昨天,我在做网络爬虫的时候,遇到了一个网站对文本框的输入作了编码处理:
<script type="text/javascript">
function encodeInput(form){
var cleanQuery = form.elements['query'].value.replace(new RegExp( "\+", "g" ),"%2B");
cleanQuery = cleanQuery.replace(/#/g, "%23");
cleanQuery = cleanQuery.replace(/(
)/g, " ");
cleanQuery = cleanQuery.trim();
var ascii = /^[ -~]+$/;
if( !ascii.test( cleanQuery ) ) {
var fixedUseQuery = "";
for (var i = 0, len = cleanQuery.length; i < len; i++) {
var str = "";
if( !ascii.test(cleanQuery[i]) ) {
str = "%26%23" + cleanQuery[i].charCodeAt(0) + ";";
} else {
str = cleanQuery[i];
}
fixedUseQuery = fixedUseQuery + str;
}
cleanQuery = fixedUseQuery;
}
form.elements['query'].value = cleanQuery;
}
</script>
具体作了什么样的处理,前面几句用了js的replace方法,替换了一些特殊符号,后面用了一个正则表达式进行了特殊的编码工作。
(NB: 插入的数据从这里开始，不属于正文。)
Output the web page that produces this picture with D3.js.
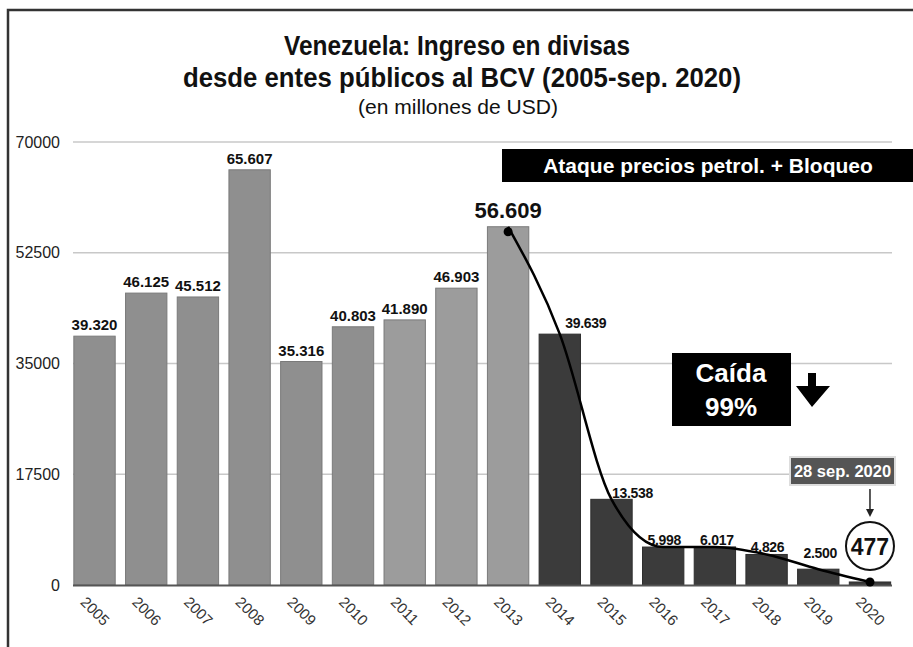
<!DOCTYPE html>
<html><head><meta charset="utf-8">
<script src="https://cdn.jsdelivr.net/npm/d3@7"></script>
<style>
html,body{margin:0;padding:0;background:#fff;}
svg{display:block;font-family:"Liberation Sans",Arial,Helvetica,sans-serif;}
</style></head>
<body>
<svg id="chart" width="913" height="647"></svg>
<script>
// ---- data ----
const years = ["2005","2006","2007","2008","2009","2010","2011","2012","2013","2014","2015","2016","2017","2018","2019","2020"];
const values = [39320,46125,45512,65607,35316,40803,41890,46903,56609,39639,13538,5998,6017,4826,2500,477];
const valueLabels = ["39.320","46.125","45.512","65.607","35.316","40.803","41.890","46.903","56.609","39.639","13.538","5.998","6.017","4.826","2.500","477"];
const yTicks = [0,17500,35000,52500,70000];
const titleLines = ["Venezuela: Ingreso en divisas","desde entes públicos al BCV  (2005-sep. 2020)"];
const subtitle = "(en millones de USD)";
const bannerText = "Ataque precios petrol. + Bloqueo";
const dropText = ["Caída","99%"];
const dateText = "28 sep. 2020";
const curveYears = ["2013","2014","2015","2016","2017","2018","2019","2020"];

const svg = d3.select("#chart");
const x = d3.scaleBand().domain(years).range([63.5, 901]).paddingInner(0.2).paddingOuter(0.2);
const y = d3.scaleLinear().domain([0, 70000]).range([585, 142]);
const cx = d => x(d) + x.bandwidth()/2;

// frame
svg.append("path").attr("d","M8,647 L8,10 L913,10").attr("fill","none").attr("stroke","#333").attr("stroke-width",2.5);

// title
const t = svg.append("g").attr("text-anchor","middle").attr("fill","#111");
t.append("text").attr("x",457).attr("y",55).attr("font-size",28).attr("font-weight","bold")
 .attr("textLength",346).attr("lengthAdjust","spacingAndGlyphs").text(titleLines[0]);
t.append("text").attr("x",462).attr("y",87).attr("font-size",28).attr("font-weight","bold")
 .attr("textLength",558).attr("lengthAdjust","spacingAndGlyphs").text(titleLines[1]);
t.append("text").attr("x",458).attr("y",114).attr("font-size",21)
 .attr("textLength",200).attr("lengthAdjust","spacingAndGlyphs").text(subtitle);

// grid + y labels
svg.append("g").selectAll("line").data(yTicks.slice(1)).join("line")
 .attr("x1",73).attr("x2",892).attr("y1",d=>y(d)).attr("y2",d=>y(d))
 .attr("stroke","#c8c8c8").attr("stroke-width",1.5);
svg.append("g").selectAll("text").data(yTicks).join("text")
 .attr("x",60).attr("y",d=>y(d)).attr("dy","0.35em").attr("text-anchor","end")
 .attr("font-size",16).attr("fill","#222").text(d=>d);

// bars
const barColor = (yr) => +yr <= 2010 ? "#8f8f8f" : (+yr <= 2013 ? "#9c9c9c" : "#3b3b3b");
svg.append("g").selectAll("rect").data(years).join("rect")
 .attr("x",d=>x(d)).attr("width",x.bandwidth())
 .attr("y",(d,i)=>y(values[i])).attr("height",(d,i)=>y(0)-y(values[i]))
 .attr("fill",d=>barColor(d)).attr("stroke",d=>+d<=2013?"#7a7a7a":"#2e2e2e").attr("stroke-width",1);

// axis baseline
svg.append("line").attr("x1",73).attr("x2",892).attr("y1",y(0)+0.5).attr("y2",y(0)+0.5)
 .attr("stroke","#555").attr("stroke-width",2);

// value labels
const labelDx = {"2014":26,"2015":21,"2016":1,"2017":2,"2018":1,"2019":2};
const labelDy = {"2014":-6,"2015":-1,"2016":-2,"2017":-2,"2018":-2,"2019":-11};
svg.append("g").selectAll("text").data(years.filter(d=>d!=="2020")).join("text")
 .attr("x",d=>cx(d)+(labelDx[d]||0))
 .attr("y",d=>y(values[years.indexOf(d)])+(labelDy[d]!==undefined?labelDy[d]:(d==="2013"?-9:-6)))
 .attr("text-anchor","middle").attr("font-weight","bold")
 .attr("font-size",d=>d==="2013"?22:(+d>=2014?14:15))
 .attr("letter-spacing",d=>+d>=2014?-0.3:0)
 .attr("fill","#111").text(d=>valueLabels[years.indexOf(d)]);

// x labels
svg.append("g").selectAll("text").data(years).join("text")
 .attr("transform",d=>`translate(${cx(d)-15},${603}) rotate(45)`)
 .attr("font-size",15).attr("fill","#333").text(d=>d);

// curve
const pts = curveYears.map(d=>[cx(d), y(values[years.indexOf(d)])]);
svg.append("path").attr("d",d3.line().curve(d3.curveMonotoneX)(pts))
 .attr("fill","none").attr("stroke","#000").attr("stroke-width",2.5);
svg.append("circle").attr("cx",pts[0][0]).attr("cy",pts[0][1]+5).attr("r",4.5).attr("fill","#000");
svg.append("circle").attr("cx",pts[pts.length-1][0]).attr("cy",pts[pts.length-1][1]).attr("r",4.5).attr("fill","#000");

// banner
svg.append("rect").attr("x",502).attr("y",149).attr("width",411).attr("height",33).attr("fill","#000");
svg.append("text").attr("x",708).attr("y",173).attr("text-anchor","middle").attr("font-weight","bold")
 .attr("font-size",21).attr("fill","#fff").text(bannerText);

// drop box
svg.append("rect").attr("x",672).attr("y",353).attr("width",119).attr("height",73).attr("fill","#000");
svg.append("text").attr("x",731).attr("y",382).attr("text-anchor","middle").attr("font-weight","bold")
 .attr("font-size",26).attr("fill","#fff").text(dropText[0]);
svg.append("text").attr("x",731).attr("y",416).attr("text-anchor","middle").attr("font-weight","bold")
 .attr("font-size",26).attr("fill","#fff").text(dropText[1]);
// down arrow
svg.append("path").attr("d","M808,373 L816,373 L816,386 L830,386 L812,407 L796,386 L808,386 Z").attr("fill","#000");

// date box
const dx = cx("2020");
svg.append("rect").attr("x",790).attr("y",457).attr("width",105).attr("height",28).attr("fill","#555")
 .attr("stroke","#ddd").attr("stroke-width",2);
svg.append("text").attr("x",842.5).attr("y",477).attr("text-anchor","middle").attr("font-weight","bold")
 .attr("font-size",16.5).attr("fill","#fff").text(dateText);
svg.append("line").attr("x1",dx).attr("x2",dx).attr("y1",489).attr("y2",515).attr("stroke","#222").attr("stroke-width",1.5);
svg.append("path").attr("d",`M${dx-4},509 L${dx+4},509 L${dx},517 Z`).attr("fill","#222");
svg.append("circle").attr("cx",dx).attr("cy",546).attr("r",24).attr("fill","#fff").attr("stroke","#111").attr("stroke-width",2);
svg.append("text").attr("x",dx).attr("y",555).attr("text-anchor","middle").attr("font-weight","bold")
 .attr("font-size",23).attr("fill","#111").text(valueLabels[15]);
</script>
</body></html>
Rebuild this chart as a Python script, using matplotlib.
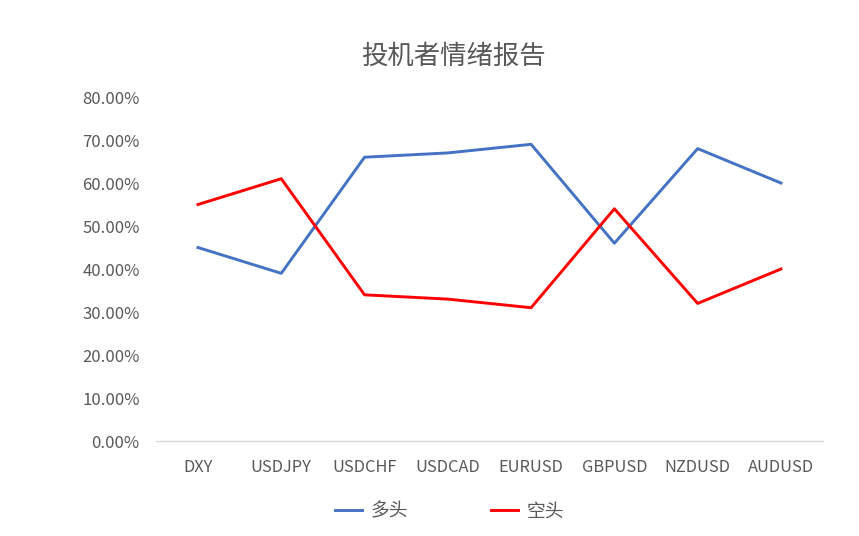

我当时的文本:ACM task force on K–12 education and technology。js执行后,k之后的-进行了编码。我一开始不明白这个正则的含义。/^[ -~]+$,它怎么就不能匹配-能?后来用c#写了程序:
string s = "ACM task force on K–12 education and technology"; var ascii = "^[ -~]+$"; var reg = new Regex(ascii); foreach (var item in s) { if (!reg.IsMatch(item.ToString())) { Console.WriteLine("current char:" + item.ToString() + " not match"); } else { Console.WriteLine("current char:" + item.ToString() + " match"); } }
运行程序后,才突然想起来,中括号中的-是表示范围,如果表示自己的话,就得转义啊。比如[0-9],[a-z] 都表示一个连续的范围,后来想起ASCII码,然后查了下,原来这个正则表示的是空格到~之间的字符。真相终于大白。


ASCII码 十进制32到126之间的字符。